Learned Macroeconomic Helplessness

One of the oddest, most frustrating things about the six years plus since the Great Recession began is the incessant whining from pundits that it’s all very complicated, and nobody knows what to do. As Dean Baker says, the story of this slump is remarkably simple; I would give more role to household debt than he does, but basically yes, it’s a huge slump in housing. Here’s residential investment as a percentage of GDP:

Photo
Credit

This created a big hole in demand, one that couldn’t be filled with conventional monetary policy; so the answer should have been some mix of fiscal expansion, unconventional monetary policy, and debt relief. This wasn’t hard or unconventional economics; it was not much beyond Econ 101.

What about all the objections raised? Expansionary monetary policy would cause inflation! Budget deficits will drive up interest rates! We need to reduce deficits to encourage the confidence fairy!
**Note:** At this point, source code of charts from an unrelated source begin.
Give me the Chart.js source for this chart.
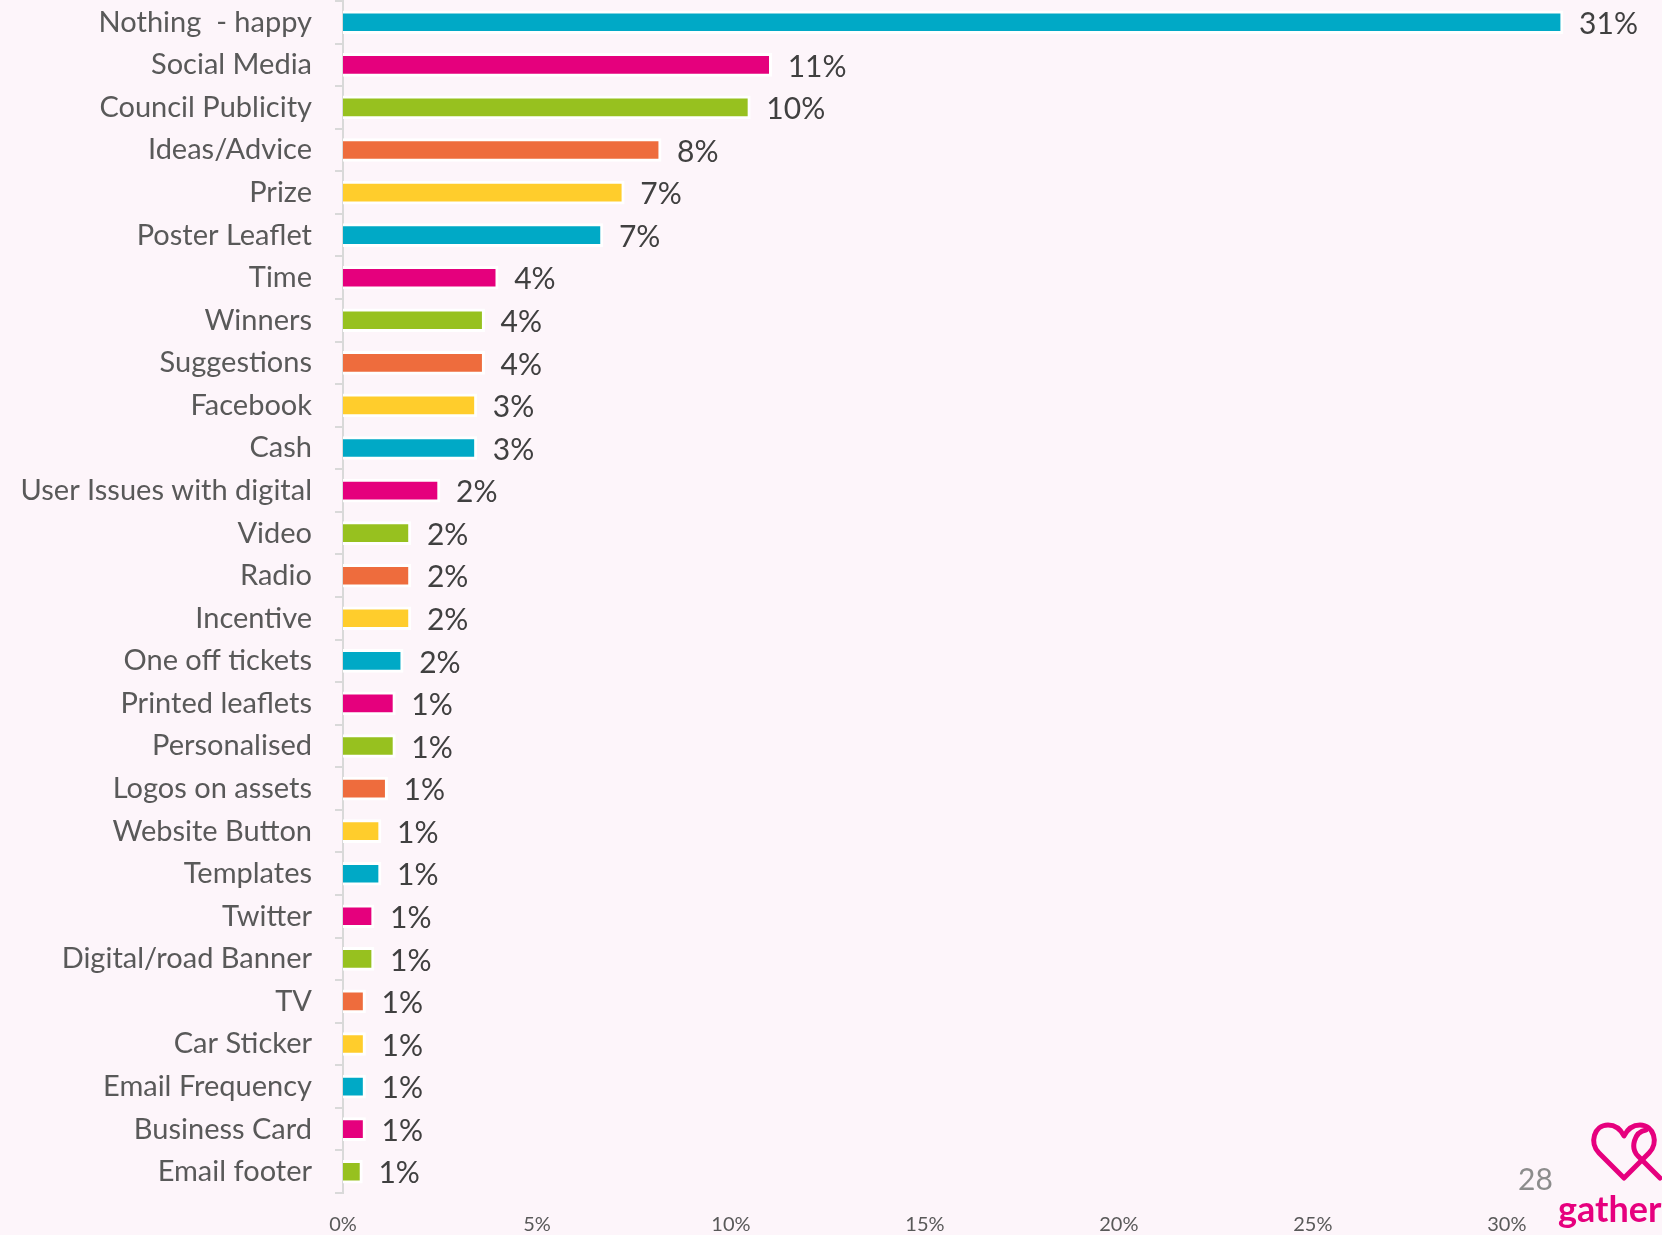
<!DOCTYPE html>
<html>
<head>
<meta charset="utf-8">
<script src="https://cdn.jsdelivr.net/npm/chart.js@4"></script>
<style>
  html, body { margin: 0; padding: 0; background: #fdf5fa; overflow: hidden; }
  #wrap { position: relative; width: 1662px; height: 1235px; overflow: hidden; }
  #pagina { position: absolute; left: 1518px; top: 1160px; font: 30px Lato, sans-serif; color: #8c8c8c; }
  #marca { position: absolute; left: 1558px; top: 1186px; font: bold 36px Lato, sans-serif; color: #e6007e; white-space: nowrap; }
  #corazones { position: absolute; left: 1590px; top: 1118px; }
</style>
</head>
<body>
<div id="wrap">
  <canvas id="grafico" width="1662" height="1235"></canvas>
  <div id="pagina">28</div>
  <svg id="corazones" width="72" height="66" viewBox="0 0 72 66">
    <path d="M70 60 L48 38 C40 30 44 14 56 12" fill="none" stroke="#e6007e" stroke-width="5" stroke-linejoin="round" stroke-linecap="round"/>
    <path d="M34 60 L9 35 C-1 25 4 7 18 7 C26 7 31 12 34 18 C37 12 42 7 50 7 C64 7 69 25 59 35 Z" fill="none" stroke="#e6007e" stroke-width="5" stroke-linejoin="round"/>
  </svg>
  <div id="marca">gather</div>
</div>
<script>
// Qué mejoraría la participación (% de respuestas)
const categorias = [
  'Nothing  - happy', 'Social Media', 'Council Publicity', 'Ideas/Advice', 'Prize',
  'Poster Leaflet', 'Time', 'Winners', 'Suggestions', 'Facebook', 'Cash',
  'User Issues with digital', 'Video', 'Radio', 'Incentive', 'One off tickets',
  'Printed leaflets', 'Personalised', 'Logos on assets', 'Website Button', 'Templates',
  'Twitter', 'Digital/road Banner', 'TV', 'Car Sticker', 'Email Frequency',
  'Business Card', 'Email footer'
];
const valores = [
  31.45, 11.05, 10.5, 8.2, 7.25,
  6.7, 4.0, 3.65, 3.65, 3.45, 3.45,
  2.5, 1.75, 1.75, 1.75, 1.55,
  1.35, 1.35, 1.15, 0.98, 0.98,
  0.8, 0.8, 0.58, 0.58, 0.58,
  0.58, 0.5
];
const etiquetas = [
  '31%', '11%', '10%', '8%', '7%',
  '7%', '4%', '4%', '4%', '3%', '3%',
  '2%', '2%', '2%', '2%', '2%',
  '1%', '1%', '1%', '1%', '1%',
  '1%', '1%', '1%', '1%', '1%',
  '1%', '1%'
];
const paleta = ['#00a9c6', '#e5007d', '#97c11f', '#ee6c3d', '#ffcd2c'];
const ticksX = [0, 5, 10, 15, 20, 25, 30];

const colores = categorias.map((c, i) => paleta[i % paleta.length]);

// Etiquetas de valor al final de cada barra
const etiquetasBarras = {
  id: 'etiquetasBarras',
  afterDatasetsDraw(chart) {
    const { ctx } = chart;
    const meta = chart.getDatasetMeta(0);
    ctx.save();
    ctx.font = '30px Lato, sans-serif';
    ctx.fillStyle = '#404040';
    ctx.textAlign = 'left';
    ctx.textBaseline = 'middle';
    meta.data.forEach((bar, i) => {
      ctx.fillText(etiquetas[i], bar.x + 16, bar.y + 2);
    });
    ctx.restore();
  }
};

const ctx = document.getElementById('grafico').getContext('2d');
new Chart(ctx, {
  type: 'bar',
  data: {
    labels: categorias,
    datasets: [{
      data: valores,
      backgroundColor: colores,
      borderColor: '#ffffff',
      borderWidth: 3,
      borderSkipped: 'start',
      barThickness: 23,
      categoryPercentage: 1
    }]
  },
  options: {
    indexAxis: 'y',
    responsive: false,
    animation: false,
    devicePixelRatio: 1,
    layout: { padding: { top: 1, right: 0, left: 0, bottom: 0 } },
    plugins: {
      legend: { display: false },
      tooltip: { enabled: false }
    },
    scales: {
      x: {
        min: 0,
        max: 34,
        afterBuildTicks: (scale) => { scale.ticks = ticksX.map(v => ({ value: v })); },
        afterFit: (scale) => { scale.height = 42; scale.paddingLeft = 0; scale.paddingRight = 0; },
        grid: { display: false, drawTicks: false },
        border: { display: false },
        ticks: {
          padding: 20,
          color: '#595959',
          font: { family: 'Lato', size: 20 },
          callback: (v) => v + '%'
        }
      },
      y: {
        afterFit: (scale) => { scale.width = 343; scale.paddingTop = 0; scale.paddingBottom = 0; },
        grid: { drawOnChartArea: false, drawTicks: true, tickLength: 8, color: '#d9d9d9', lineWidth: 2 },
        border: { display: true, color: '#d9d9d9', width: 2 },
        ticks: {
          padding: 23,
          color: '#595959',
          font: { family: 'Lato', size: 29 }
        }
      }
    }
  },
  plugins: [etiquetasBarras]
});
</script>
</body>
</html>
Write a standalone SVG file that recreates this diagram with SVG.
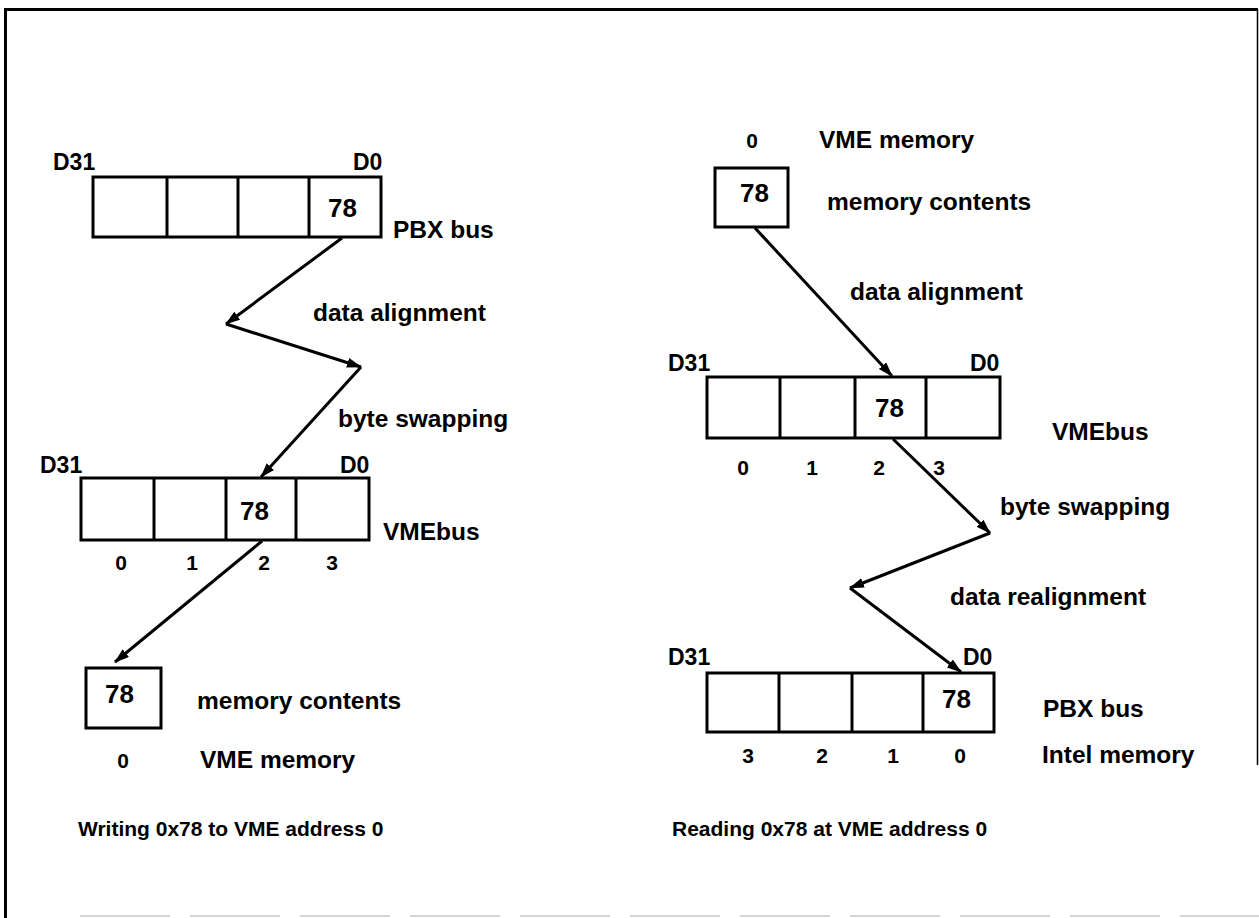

Two things: First, none of this came from the standard economic models, which said that money wouldn’t be inflationary in a liquidity trap, deficits wouldn’t drive up interest rates, and contractionary policy would be contractionary. And so it proved: low inflation, low interest rates, and here’s the effect of austerity from 2009 to 2013:

Photo
Credit

So basic models told us what to do, and the models have worked very well.

The only complicated thing about responding to this crisis has been the ideological unwillingness of influential people to take yes for an answer. We had the knowledge and the tools to have avoided most of the pain, but we didn’t, and instead cried “It’s all so complicated.”